### Written request
Your job is to return the lines between the line holding "Emit a LaTeX" and the line holding "(0,0) rectangle (1437,962);", inclusive, exactly and with no pictures.

### Records from a data collection
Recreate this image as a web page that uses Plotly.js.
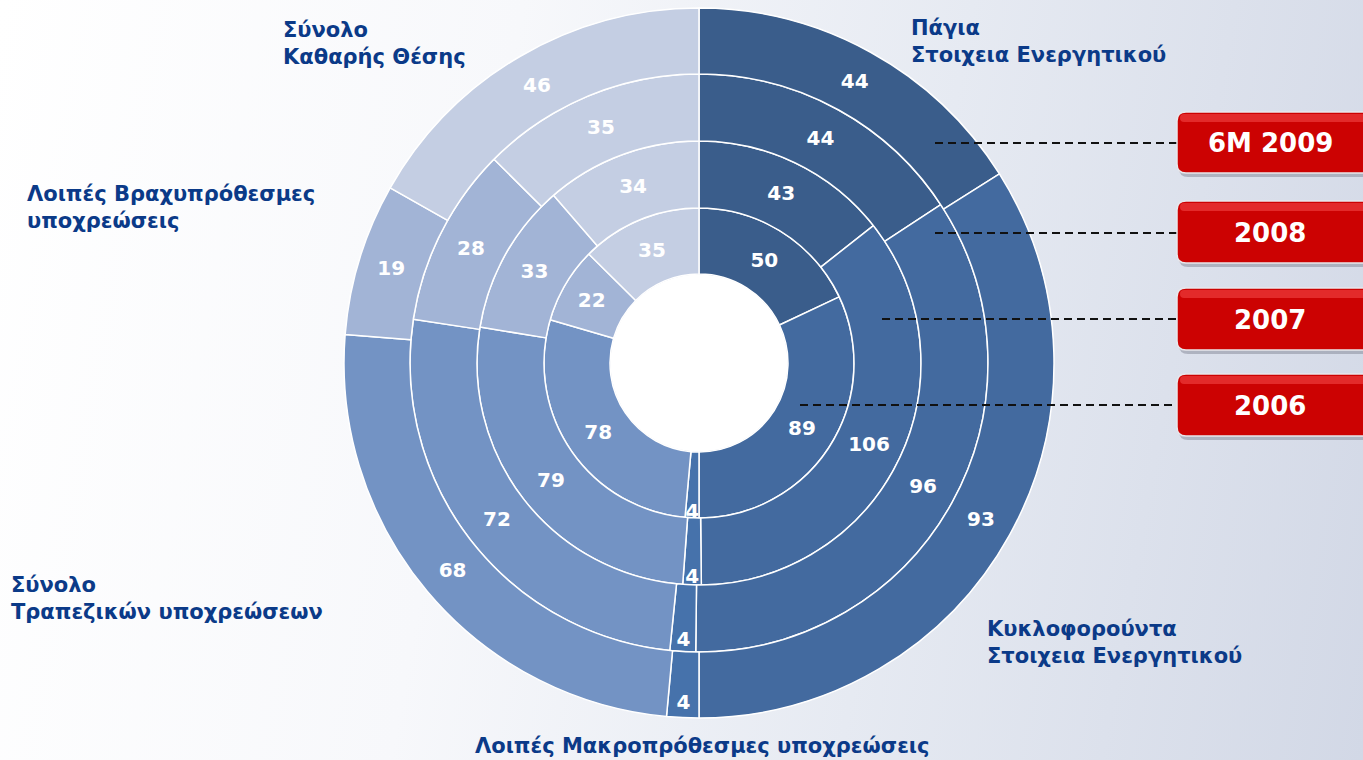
<!DOCTYPE html>
<html>
<head>
<meta charset="utf-8">
<script src="https://cdn.plot.ly/plotly-3.0.1.min.js"></script>
<style>
  html, body { margin:0; padding:0; width:1363px; height:760px; overflow:hidden; }
  body { background: linear-gradient(100deg, #ffffff 0%, #f7f8fb 35%, #e6eaf2 65%, #d2d8e6 100%); }
  #chart { width:1363px; height:760px; }
</style>
</head>
<body>
<div id="chart"></div>
<script>
// ---- data ----
const categories = [
  "Πάγια Στοιχεία Ενεργητικού",
  "Κυκλοφορούντα Στοιχεία Ενεργητικού",
  "Λοιπές Μακροπρόθεσμες υποχρεώσεις",
  "Σύνολο Τραπεζικών υποχρεώσεων",
  "Λοιπές Βραχυπρόθεσμες υποχρεώσεις",
  "Σύνολο Καθαρής Θέσης"
];
const periods = ["2006", "2007", "2008", "6M 2009"];
const values2006 = [50, 89, 4, 78, 22, 35];
const values2007 = [43, 106, 4, 79, 33, 34];
const values2008 = [44, 96, 4, 72, 28, 35];
const values6M2009 = [44, 93, 4, 68, 19, 46];
const seriesValues = [values2006, values2007, values2008, values6M2009];

// ---- style / layout ----
const W = 1363, H = 760;
const cx = 699, cy = 363;
const radii = [89, 155, 222, 289, 355]; // ring boundaries (px)
const sliceColors = ["#3a5d8b", "#436a9f", "#4672ab", "#7393c4", "#a2b4d6", "#c4cee3"];
const labelColor = "#0b3a88";
const fontFam = "DejaVu Sans, Verdana, sans-serif";

const traces = seriesValues.map((vals, i) => {
  const rIn = radii[i], rOut = radii[i + 1];
  return {
    type: "pie",
    name: periods[i],
    labels: categories,
    values: vals,
    sort: false,
    direction: "clockwise",
    rotation: 0,
    hole: rIn / rOut,
    domain: {
      x: [(cx - rOut) / W, (cx + rOut) / W],
      y: [(H - cy - rOut) / H, (H - cy + rOut) / H]
    },
    marker: { colors: sliceColors, line: { color: "#ffffff", width: 1.5 } },
    textinfo: "value",
    textposition: "inside",
    insidetextorientation: "horizontal",
    textfont: { family: fontFam, size: 20, color: "#ffffff", weight: 700 },
    hoverinfo: "label+value",
    showlegend: false
  };
});

function px2x(p) { return p / W; }
function px2y(p) { return 1 - p / H; }
function roundRect(x0, y0, x1, y1, r) {
  const X = px2x, Y = px2y;
  return `M${X(x0 + r)},${Y(y0)} L${X(x1 - r)},${Y(y0)} Q${X(x1)},${Y(y0)} ${X(x1)},${Y(y0 + r)} ` +
         `L${X(x1)},${Y(y1 - r)} Q${X(x1)},${Y(y1)} ${X(x1 - r)},${Y(y1)} L${X(x0 + r)},${Y(y1)} ` +
         `Q${X(x0)},${Y(y1)} ${X(x0)},${Y(y1 - r)} L${X(x0)},${Y(y0 + r)} Q${X(x0)},${Y(y0)} ${X(x0 + r)},${Y(y0)} Z`;
}

// red period boxes (outer ring first)
const boxes = [
  { label: "6M 2009", y0: 112, y1: 173, lineX: 935, lineY: 143 },
  { label: "2008", y0: 201, y1: 263, lineX: 935, lineY: 233 },
  { label: "2007", y0: 288, y1: 350, lineX: 882, lineY: 319 },
  { label: "2006", y0: 374, y1: 436, lineX: 800, lineY: 405 }
];

const shapes = [];
const annotations = [];

// hole circle
shapes.push({
  type: "circle", xref: "paper", yref: "paper", layer: "below",
  x0: px2x(cx - radii[0]), x1: px2x(cx + radii[0]),
  y0: px2y(cy + radii[0]), y1: px2y(cy - radii[0]),
  fillcolor: "#ffffff", line: { color: "#d0d4de", width: 1 }
});

boxes.forEach(b => {
  shapes.push({
    type: "line", xref: "paper", yref: "paper",
    x0: px2x(b.lineX), x1: px2x(1178), y0: px2y(b.lineY), y1: px2y(b.lineY),
    line: { color: "#111111", width: 2, dash: "8px,5px" }
  });
  shapes.push({
    type: "path", xref: "paper", yref: "paper",
    path: roundRect(1179, b.y0 + 3, 1375, b.y1 + 4, 9),
    fillcolor: "rgba(120,125,140,0.45)", line: { width: 0 }
  });
  shapes.push({
    type: "path", xref: "paper", yref: "paper",
    path: roundRect(1177, b.y0, 1375, b.y1, 9),
    fillcolor: "#cc0202", line: { color: "#e8e8ec", width: 1.5 }
  });
  shapes.push({
    type: "path", xref: "paper", yref: "paper",
    path: roundRect(1180, b.y0 + 2, 1372, b.y0 + 10, 4),
    fillcolor: "rgba(255,90,90,0.45)", line: { width: 0 }
  });
  annotations.push({
    xref: "paper", yref: "paper", x: px2x(1270), y: px2y((b.y0 + b.y1) / 2 + 1),
    xanchor: "center", yanchor: "middle", showarrow: false,
    text: "<b>" + b.label + "</b>",
    font: { family: fontFam, size: 26, color: "#ffffff" }
  });
});

// category labels
const catLabels = [
  { text: "Πάγια<br>Στοιχεια Ενεργητικού", x: 909, y: 42, anchor: "left" },
  { text: "Κυκλοφορούντα<br>Στοιχεια Ενεργητικού", x: 985, y: 642, anchor: "left" },
  { text: "Λοιπές Μακροπρόθεσμες υποχρεώσεις", x: 702, y: 746, anchor: "center" },
  { text: "Σύνολο<br>Τραπεζικών υποχρεώσεων", x: 9, y: 598, anchor: "left" },
  { text: "Λοιπές Βραχυπρόθεσμες<br>υποχρεώσεις", x: 25, y: 208, anchor: "left" },
  { text: "Σύνολο<br>Καθαρής Θέσης", x: 281, y: 43, anchor: "left" }
];
catLabels.forEach(c => {
  annotations.push({
    xref: "paper", yref: "paper", x: px2x(c.x), y: px2y(c.y),
    xanchor: c.anchor, yanchor: "middle", align: c.anchor, showarrow: false,
    text: "<b>" + c.text + "</b>",
    font: { family: fontFam, size: 21, color: labelColor }
  });
});

const layout = {
  width: W, height: H,
  margin: { l: 0, r: 0, t: 0, b: 0 },
  paper_bgcolor: "rgba(0,0,0,0)",
  plot_bgcolor: "rgba(0,0,0,0)",
  uniformtext: { minsize: 20, mode: "show" },
  shapes: shapes,
  annotations: annotations,
  showlegend: false
};

Plotly.newPlot("chart", traces, layout, { displayModeBar: false, staticPlot: true });
</script>
</body>
</html>
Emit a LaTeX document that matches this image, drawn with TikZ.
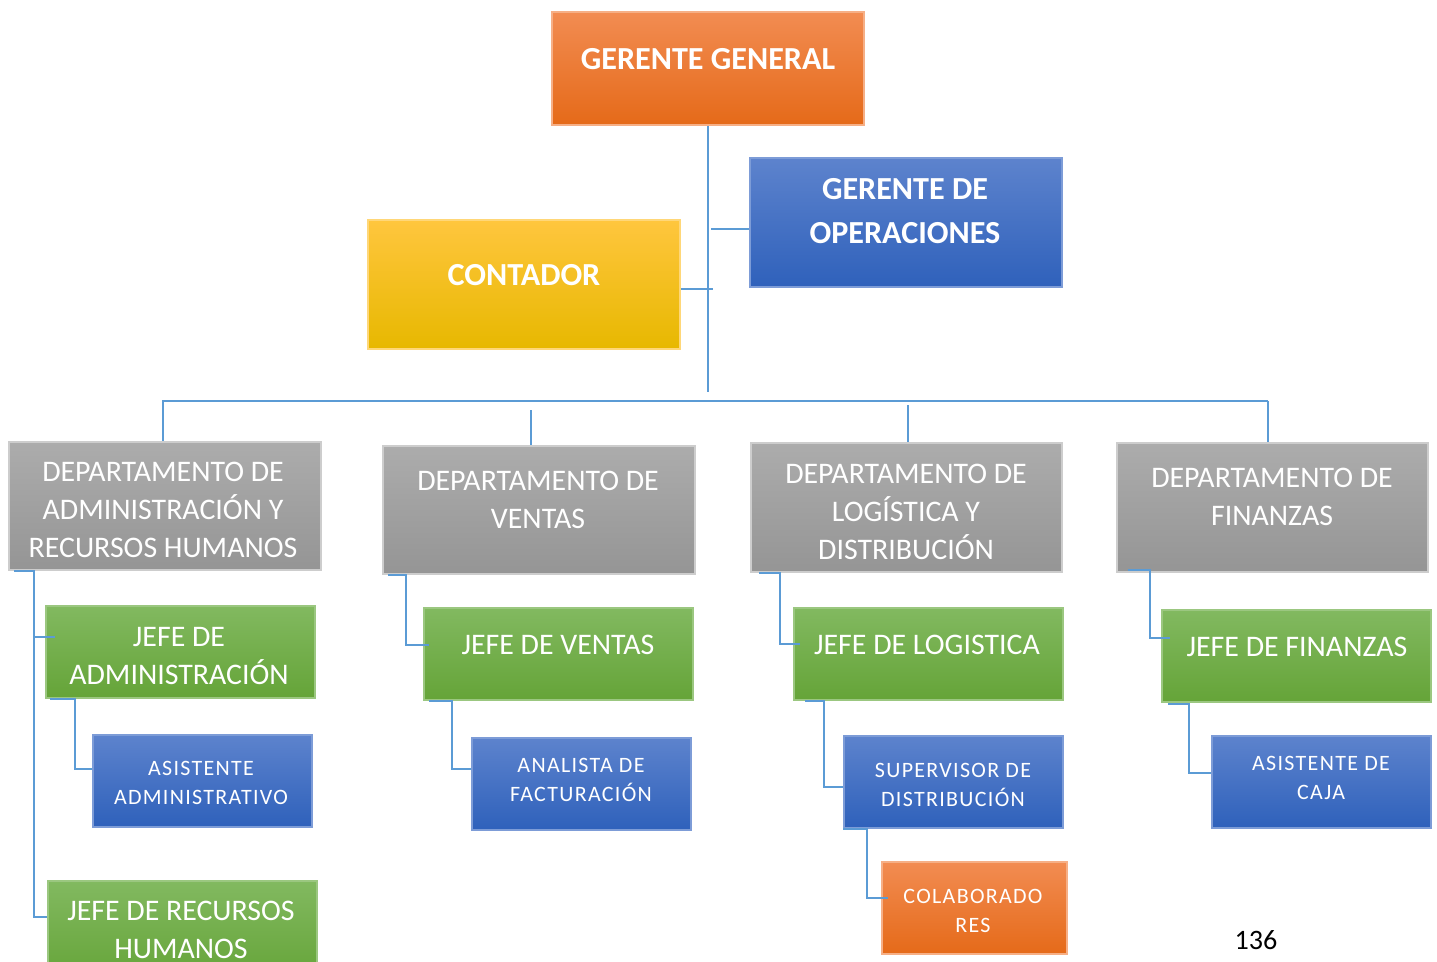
\documentclass[tikz,border=0pt]{standalone}
\usepackage{fontspec}
\setmainfont{Carlito}
\usetikzlibrary{calc}
\definecolor{LineBlue}{RGB}{91,155,213}
\definecolor{OrangeTop}{RGB}{242,140,82}
\definecolor{OrangeBot}{RGB}{229,106,25}
\definecolor{YellowTop}{RGB}{255,198,62}
\definecolor{YellowBot}{RGB}{231,184,0}
\definecolor{BlueTop}{RGB}{93,131,205}
\definecolor{BlueBot}{RGB}{47,97,187}
\definecolor{GreenTop}{RGB}{130,185,96}
\definecolor{GreenBot}{RGB}{101,164,56}
\definecolor{GrayTop}{RGB}{172,172,172}
\definecolor{GrayBot}{RGB}{149,149,149}

\begin{document}
\begin{tikzpicture}[x=0.02cm,y=-0.02cm,
  box/.style={rectangle,anchor=north west,inner sep=0pt,line width=1pt},
  orangebox/.style={box,top color=OrangeTop,bottom color=OrangeBot,draw=OrangeTop!70!white},
  yellowbox/.style={box,top color=YellowTop,bottom color=YellowBot,draw=YellowTop!70!white},
  bluebox/.style={box,top color=BlueTop,bottom color=BlueBot,draw=BlueTop!80!white},
  greenbox/.style={box,top color=GreenTop,bottom color=GreenBot,draw=GreenTop!80!white},
  graybox/.style={box,top color=GrayTop,bottom color=GrayBot,draw=GrayTop!60!white},
  head/.style={text=white,align=center,font=\fontsize{18.3}{25}\selectfont\bfseries},
  txt/.style={text=white,align=center,font=\fontsize{17}{21.5}\selectfont},
  small/.style={text=white,align=center,font=\fontsize{12.5}{17}\selectfont\addfontfeature{LetterSpace=6}},
  con/.style={LineBlue,line width=1.1pt}]
\def\unitpx{0.02cm}
\useasboundingbox (0,0) rectangle (1437,962);

\node[orangebox,minimum width=312*\unitpx,minimum height=113*\unitpx] (gg) at (551,11) {};
\node[bluebox,minimum width=312*\unitpx,minimum height=129*\unitpx] (op) at (749,157) {};
\node[yellowbox,minimum width=312*\unitpx,minimum height=129*\unitpx] (cont) at (367,219) {};

\node[graybox,minimum width=312*\unitpx,minimum height=128*\unitpx] (d1) at (8,441) {};
\node[graybox,minimum width=312*\unitpx,minimum height=128*\unitpx] (d2) at (382,445) {};
\node[graybox,minimum width=311*\unitpx,minimum height=129*\unitpx] (d3) at (750,442) {};
\node[graybox,minimum width=311*\unitpx,minimum height=129*\unitpx] (d4) at (1116,442) {};

\node[greenbox,minimum width=269*\unitpx,minimum height=92*\unitpx] (j1) at (45,605) {};
\node[greenbox,minimum width=269*\unitpx,minimum height=100*\unitpx] (j5) at (47,880) {};
\node[greenbox,minimum width=269*\unitpx,minimum height=92*\unitpx] (j2) at (423,607) {};
\node[greenbox,minimum width=269*\unitpx,minimum height=92*\unitpx] (j3) at (793,607) {};
\node[greenbox,minimum width=269*\unitpx,minimum height=92*\unitpx] (j4) at (1161,609) {};

\node[bluebox,minimum width=219*\unitpx,minimum height=92*\unitpx] (a1) at (92,734) {};
\node[bluebox,minimum width=219*\unitpx,minimum height=92*\unitpx] (a2) at (471,737) {};
\node[bluebox,minimum width=219*\unitpx,minimum height=92*\unitpx] (a3) at (843,735) {};
\node[bluebox,minimum width=219*\unitpx,minimum height=92*\unitpx] (a4) at (1211,735) {};
\node[orangebox,minimum width=185*\unitpx,minimum height=92*\unitpx] (col) at (881,861) {};

\node[head] (gg-t) at (708,59) {GERENTE GENERAL};
\node[head] (op-t) at (905,211) {GERENTE DE\\OPERACIONES};
\node[head] (cont-t) at (524,275) {CONTADOR};

\node[txt] (d1-t) at (163,510) {DEPARTAMENTO DE\\ADMINISTRACIÓN Y\\RECURSOS HUMANOS};
\node[txt] (d2-t) at (538,500) {DEPARTAMENTO DE\\VENTAS};
\node[txt] (d3-t) at (906,512) {DEPARTAMENTO DE\\LOGÍSTICA Y\\DISTRIBUCIÓN};
\node[txt] (d4-t) at (1272,497) {DEPARTAMENTO DE\\FINANZAS};

\node[txt] (j1-t) at (179,656) {JEFE DE\\ADMINISTRACIÓN};
\node[txt] (j5-t) at (181,930) {JEFE DE RECURSOS\\HUMANOS};
\node[txt] (j2-t) at (558,645) {JEFE DE VENTAS};
\node[txt] (j3-t) at (927,645) {JEFE DE LOGISTICA};
\node[txt] (j4-t) at (1297,647) {JEFE DE FINANZAS};

\node[small] (a1-t) at (201,783) {ASISTENTE\\ADMINISTRATIVO};
\node[small] (a2-t) at (581,780) {ANALISTA DE\\FACTURACIÓN};
\node[small] (a3-t) at (953,785) {SUPERVISOR DE\\DISTRIBUCIÓN};
\node[small] (a4-t) at (1321,778) {ASISTENTE DE\\CAJA};
\node[small] (col-t) at (973,911) {COLABORADO\\RES};

\node[font=\fontsize{16}{19}\selectfont] (page) at (1256,940) {136};

\coordinate (trunk) at (708,392);
\coordinate (busL) at (162,401);
\coordinate (busR) at (1268,401);

\draw[con] (gg.south) -- (gg.south |- trunk);
\draw[con] ($(op.north west)+(0,72)$) -- ++(-38,0);
\draw[con] ($(cont.north east)+(0,70)$) -- ++(32,0);
\draw[con] (busL) -- (busR);
\draw[con] ($(d1.north)+(-2,0)$) -- ++(0,-40);
\draw[con] ($(d2.north)+(-8,0)$) -- ++(0,-35);
\draw[con] ($(d3.north)+(2,0)$) -- ++(0,-37);
\draw[con] ($(d4.north)+(-4,0)$) -- ++(0,-41);

\draw[con] ($(d1.south west)+(6,0)$) -- ++(20,0) |- ($(j1.north west)+(10,32)$);
\draw[con] ($(d1.south west)+(26,0)$) |- ($(j5.north west)+(0,37)$);
\draw[con] ($(j1.south west)+(5,0)$) -- ++(25,0) |- ($(a1.north west)+(0,35)$);
\draw[con] ($(d2.south west)+(6,0)$) -- ++(18,0) |- ($(j2.north west)+(6,38)$);
\draw[con] ($(j2.south west)+(6,0)$) -- ++(23,0) |- ($(a2.north west)+(0,32)$);
\draw[con] ($(d3.south west)+(9,0)$) -- ++(21,0) |- ($(j3.north west)+(7,37)$);
\draw[con] ($(j3.south west)+(12,0)$) -- ++(19,0) |- ($(a3.north west)+(0,52)$);
\draw[con] ($(a3.south west)$) -- ++(24,0) |- ($(col.north west)+(7,37)$);
\draw[con] ($(d4.south west)+(12,-3)$) -- ++(22,0) |- ($(j4.north west)+(9,29)$);
\draw[con] ($(j4.south west)+(7,1)$) -- ++(21,0) |- ($(a4.north west)+(0,38)$);
\end{tikzpicture}
\end{document}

### Result below
Emit a LaTeX document that matches this image, drawn with TikZ.
\documentclass[tikz,border=0pt]{standalone}
\usepackage{fontspec}
\setmainfont{Carlito}
\usetikzlibrary{calc}
\definecolor{LineBlue}{RGB}{91,155,213}
\definecolor{OrangeTop}{RGB}{242,140,82}
\definecolor{OrangeBot}{RGB}{229,106,25}
\definecolor{YellowTop}{RGB}{255,198,62}
\definecolor{YellowBot}{RGB}{231,184,0}
\definecolor{BlueTop}{RGB}{93,131,205}
\definecolor{BlueBot}{RGB}{47,97,187}
\definecolor{GreenTop}{RGB}{130,185,96}
\definecolor{GreenBot}{RGB}{101,164,56}
\definecolor{GrayTop}{RGB}{172,172,172}
\definecolor{GrayBot}{RGB}{149,149,149}

\begin{document}
\begin{tikzpicture}[x=0.02cm,y=-0.02cm,
  box/.style={rectangle,anchor=north west,inner sep=0pt,line width=1pt},
  orangebox/.style={box,top color=OrangeTop,bottom color=OrangeBot,draw=OrangeTop!70!white},
  yellowbox/.style={box,top color=YellowTop,bottom color=YellowBot,draw=YellowTop!70!white},
  bluebox/.style={box,top color=BlueTop,bottom color=BlueBot,draw=BlueTop!80!white},
  greenbox/.style={box,top color=GreenTop,bottom color=GreenBot,draw=GreenTop!80!white},
  graybox/.style={box,top color=GrayTop,bottom color=GrayBot,draw=GrayTop!60!white},
  head/.style={text=white,align=center,font=\fontsize{18.3}{25}\selectfont\bfseries},
  txt/.style={text=white,align=center,font=\fontsize{17}{21.5}\selectfont},
  small/.style={text=white,align=center,font=\fontsize{12.5}{17}\selectfont\addfontfeature{LetterSpace=6}},
  con/.style={LineBlue,line width=1.1pt}]
\def\unitpx{0.02cm}
\useasboundingbox (0,0) rectangle (1437,962);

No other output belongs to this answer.